The Natural History Museum is a throwback, proudly retro. No computer labs. No architectural flourishes. Just the beauty of lifelike taxidermy, from the rippled muscles across the Mongolian tiger's back to the multicolored splendor of the ring-necked pheasant.
With a flashlight, I wandered down the walkway housing the African and South American animals. A ceiling fan rattled overhead, the only sound I heard besides my own footsteps. The open mouth of a hippo caught my eye as did the fierce look of a maco shark. In the dark, even the smaller, completely harmless creatures - rats, squirrels, hedgehogs - seemed to become as menacing as lions, and tigers, and bears, oh my.
"It gets pretty spooky," said Tesalon Bishop, a security guard I encountered making his rounds in the dark. "In the daytime you can tell they've kind of been stuffed. At night, out of the corner of your eyes, you might think, 'oh man.' "
Seldom is anyone here at night. In the past, the museum did try to run sleepover programs, but they didn't earn enough money to pay for themselves. And that's also true in the larger museums featured in the "Night" movies. Most filming for "Night at the Smithsonian," took place on a soundstage in Vancouver, not at the Washington, D.C., institution.
"And we don't have sleepovers," said Smithsonian spokesman Becky Haberacker.
By now, Lila, who had been reading, turned off her flashlight and went to bed. It was past 11. I made my way around the galleries. At roughly 30,000 square feet - the New York Museum of Natural History covers 1.6 million square feet - I could easily negotiate the space. I did constantly feel drawn back to the "Hall of Mammals," which is largely the same as it was 100 years ago.

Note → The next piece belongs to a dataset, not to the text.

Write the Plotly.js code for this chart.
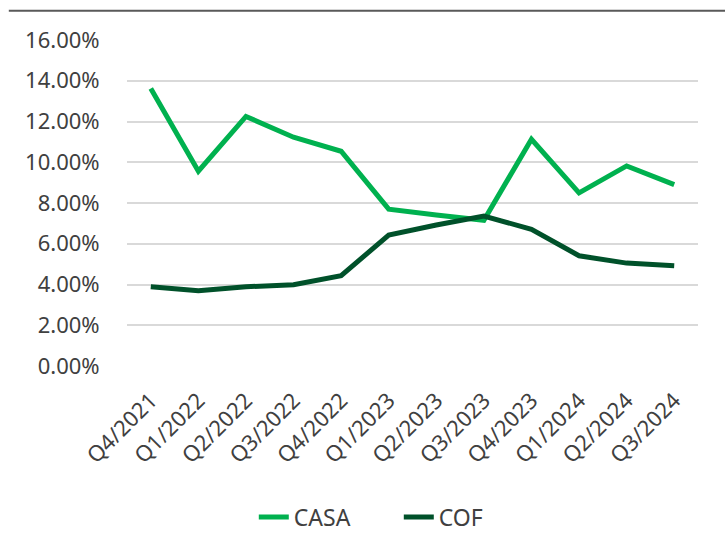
<!DOCTYPE html>
<html>
<head>
<meta charset="utf-8">
<script src="https://cdn.plot.ly/plotly-3.0.1.min.js"></script>
<style>html,body{margin:0;padding:0;background:#fff;}#chart{width:725px;height:551px;}</style>
</head>
<body>
<div id="chart"></div>
<script>
const quarters = ["Q4/2021","Q1/2022","Q2/2022","Q3/2022","Q4/2022","Q1/2023","Q2/2023","Q3/2023","Q4/2023","Q1/2024","Q2/2024","Q3/2024"];
const casa = [13.62, 9.56, 12.25, 11.23, 10.54, 7.70, 7.41, 7.15, 11.13, 8.50, 9.82, 8.90];
const cof  = [3.89, 3.69, 3.89, 3.99, 4.43, 6.43, 6.92, 7.36, 6.71, 5.41, 5.05, 4.92];
const yTicks = [0, 2, 4, 6, 8, 10, 12, 14, 16];

const font = "Noto Sans, sans-serif";
const traces = [
  {x: quarters, y: casa, name: "CASA", type: "scatter", mode: "lines",
   line: {color: "#00B14F", width: 5, shape: "linear"}},
  {x: quarters, y: cof, name: "COF", type: "scatter", mode: "lines",
   line: {color: "#00512A", width: 5, shape: "linear"}}
];
const layout = {
  width: 725, height: 551,
  margin: {l: 127, r: 27, t: 39.5, b: 184.5},
  paper_bgcolor: "#fff", plot_bgcolor: "#fff",
  font: {family: font, size: 22, color: "#404040"},
  xaxis: {type: "category", range: [-0.5, quarters.length - 0.5], tickangle: -45,
          showgrid: false, zeroline: false,
          showline: false, ticks: "outside", ticklen: 12, tickcolor: "rgba(0,0,0,0)",
          tickfont: {family: font, size: 22, color: "#404040"}},
  yaxis: {range: [0, 16], tickvals: yTicks, ticktext: yTicks.map(v => v.toFixed(2) + "%"),
          showgrid: true, gridcolor: "#D9D9D9", gridwidth: 2, zeroline: false,
          showline: false, ticks: "outside", ticklen: 22, tickcolor: "rgba(0,0,0,0)",
          tickfont: {family: font, size: 22, color: "#404040"}},
  showlegend: true,
  legend: {orientation: "h", x: 0.476, xanchor: "center", y: -0.463, yanchor: "middle",
           font: {family: font, size: 23, color: "#404040"}, entrywidth: 100},
  shapes: [{type: "line", xref: "paper", yref: "paper", x0: -0.207, x1: 1.05, y0: 1.09, y1: 1.09,
            line: {color: "#595959", width: 2}}]
};
Plotly.newPlot("chart", traces, layout, {displayModeBar: false, staticPlot: true});
</script>
</body>
</html>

My favorite spot, even from childhood, is directly under the giant right whale, next to the yak. It smells musty, like the inside of a closet. There is so much to see, from the bats to the series of skeletons showing the march from monkey to man.
And that's when I heard it. Not a dinosaur's roar, but a child's voice, calling from down the hallway. It was Lila and she needed me.

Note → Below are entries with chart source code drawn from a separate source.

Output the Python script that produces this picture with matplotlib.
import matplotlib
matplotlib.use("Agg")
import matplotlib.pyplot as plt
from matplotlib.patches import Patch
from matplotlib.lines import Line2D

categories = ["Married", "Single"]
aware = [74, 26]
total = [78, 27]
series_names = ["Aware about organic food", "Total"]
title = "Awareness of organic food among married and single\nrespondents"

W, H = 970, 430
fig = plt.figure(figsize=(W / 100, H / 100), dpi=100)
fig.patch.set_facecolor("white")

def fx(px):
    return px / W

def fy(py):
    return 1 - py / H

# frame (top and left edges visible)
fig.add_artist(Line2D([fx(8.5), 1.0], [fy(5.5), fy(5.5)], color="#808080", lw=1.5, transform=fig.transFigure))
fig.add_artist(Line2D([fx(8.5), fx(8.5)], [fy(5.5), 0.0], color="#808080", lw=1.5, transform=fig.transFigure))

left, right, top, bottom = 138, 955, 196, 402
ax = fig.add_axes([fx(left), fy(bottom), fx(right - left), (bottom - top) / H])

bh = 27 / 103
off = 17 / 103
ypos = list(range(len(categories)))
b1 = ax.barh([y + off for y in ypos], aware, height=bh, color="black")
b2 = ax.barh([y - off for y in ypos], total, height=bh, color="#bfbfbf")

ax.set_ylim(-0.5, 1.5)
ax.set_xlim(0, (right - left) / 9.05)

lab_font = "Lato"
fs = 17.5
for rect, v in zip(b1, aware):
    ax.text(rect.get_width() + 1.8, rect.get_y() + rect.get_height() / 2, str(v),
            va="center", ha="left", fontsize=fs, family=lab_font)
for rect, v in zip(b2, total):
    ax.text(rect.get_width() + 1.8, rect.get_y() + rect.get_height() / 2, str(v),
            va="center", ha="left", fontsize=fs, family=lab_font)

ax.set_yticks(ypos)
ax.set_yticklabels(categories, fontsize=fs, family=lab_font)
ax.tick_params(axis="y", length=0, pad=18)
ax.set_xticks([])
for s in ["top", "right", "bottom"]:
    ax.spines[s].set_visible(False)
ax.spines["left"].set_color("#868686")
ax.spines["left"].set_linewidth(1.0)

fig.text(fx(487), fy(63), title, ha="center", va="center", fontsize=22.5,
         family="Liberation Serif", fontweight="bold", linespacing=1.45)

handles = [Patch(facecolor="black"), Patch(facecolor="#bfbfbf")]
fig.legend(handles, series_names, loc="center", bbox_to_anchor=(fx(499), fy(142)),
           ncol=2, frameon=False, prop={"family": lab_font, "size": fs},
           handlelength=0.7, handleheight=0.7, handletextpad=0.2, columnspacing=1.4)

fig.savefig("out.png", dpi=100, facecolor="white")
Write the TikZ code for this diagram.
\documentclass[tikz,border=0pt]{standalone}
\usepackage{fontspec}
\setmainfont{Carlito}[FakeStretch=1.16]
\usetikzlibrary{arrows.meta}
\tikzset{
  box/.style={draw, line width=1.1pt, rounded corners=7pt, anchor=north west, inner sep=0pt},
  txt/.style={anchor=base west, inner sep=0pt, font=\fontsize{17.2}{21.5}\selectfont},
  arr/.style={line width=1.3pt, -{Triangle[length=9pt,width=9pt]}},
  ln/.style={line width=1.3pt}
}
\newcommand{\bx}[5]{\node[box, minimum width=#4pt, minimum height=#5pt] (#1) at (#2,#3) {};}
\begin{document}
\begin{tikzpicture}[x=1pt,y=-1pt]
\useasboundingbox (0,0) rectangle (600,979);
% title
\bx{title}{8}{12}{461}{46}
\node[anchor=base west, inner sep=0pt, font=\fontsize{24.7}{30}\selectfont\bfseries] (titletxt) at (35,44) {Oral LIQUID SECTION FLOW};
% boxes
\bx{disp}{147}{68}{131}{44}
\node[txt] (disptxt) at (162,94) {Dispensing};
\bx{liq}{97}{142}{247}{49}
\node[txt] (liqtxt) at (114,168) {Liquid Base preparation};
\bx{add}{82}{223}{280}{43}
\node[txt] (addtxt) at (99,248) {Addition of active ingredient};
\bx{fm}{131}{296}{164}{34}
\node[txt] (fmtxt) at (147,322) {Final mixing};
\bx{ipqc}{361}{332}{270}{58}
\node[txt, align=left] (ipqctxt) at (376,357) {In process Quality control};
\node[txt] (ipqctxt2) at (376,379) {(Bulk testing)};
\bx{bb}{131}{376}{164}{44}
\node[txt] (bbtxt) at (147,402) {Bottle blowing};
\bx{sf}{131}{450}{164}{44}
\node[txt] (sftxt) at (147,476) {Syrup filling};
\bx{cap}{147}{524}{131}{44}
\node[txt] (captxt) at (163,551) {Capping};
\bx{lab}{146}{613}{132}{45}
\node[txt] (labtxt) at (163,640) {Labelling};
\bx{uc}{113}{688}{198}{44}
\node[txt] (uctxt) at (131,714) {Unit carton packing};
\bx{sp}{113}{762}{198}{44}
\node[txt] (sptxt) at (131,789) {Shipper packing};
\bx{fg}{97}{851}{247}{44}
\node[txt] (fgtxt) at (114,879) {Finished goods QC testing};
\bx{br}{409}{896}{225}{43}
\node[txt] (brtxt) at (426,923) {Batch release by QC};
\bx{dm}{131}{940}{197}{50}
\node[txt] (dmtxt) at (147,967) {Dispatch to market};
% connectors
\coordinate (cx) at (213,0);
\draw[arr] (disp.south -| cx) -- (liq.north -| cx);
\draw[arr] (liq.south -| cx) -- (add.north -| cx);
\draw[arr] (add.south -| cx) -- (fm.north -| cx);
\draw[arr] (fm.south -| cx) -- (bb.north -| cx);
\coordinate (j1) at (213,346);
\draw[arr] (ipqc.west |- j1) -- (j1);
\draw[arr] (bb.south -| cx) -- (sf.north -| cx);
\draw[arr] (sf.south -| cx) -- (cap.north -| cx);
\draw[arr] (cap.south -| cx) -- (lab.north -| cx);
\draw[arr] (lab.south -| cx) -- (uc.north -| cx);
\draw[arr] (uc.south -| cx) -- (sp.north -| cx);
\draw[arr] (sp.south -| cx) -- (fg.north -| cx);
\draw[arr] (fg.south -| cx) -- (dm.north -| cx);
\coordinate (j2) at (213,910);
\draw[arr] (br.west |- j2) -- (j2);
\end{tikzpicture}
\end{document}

It was dark in the Kronosaurus room but that wasn't bothering her. Just a few hours earlier, she had giddily consumed zebra cake and jelly beans before devouring the books she'd brought with her. Now, she turned to me and said, "I have a stomach ache."
Faster than a pronghorn antelope, Lila leaned over the side of the air mattress and began to throw up. I caught most of it on the cover of her Berenstain Bears book, thankfully, but I knew we wouldn't make it till sunrise.
For us, our night at the museum would end at 2 a.m.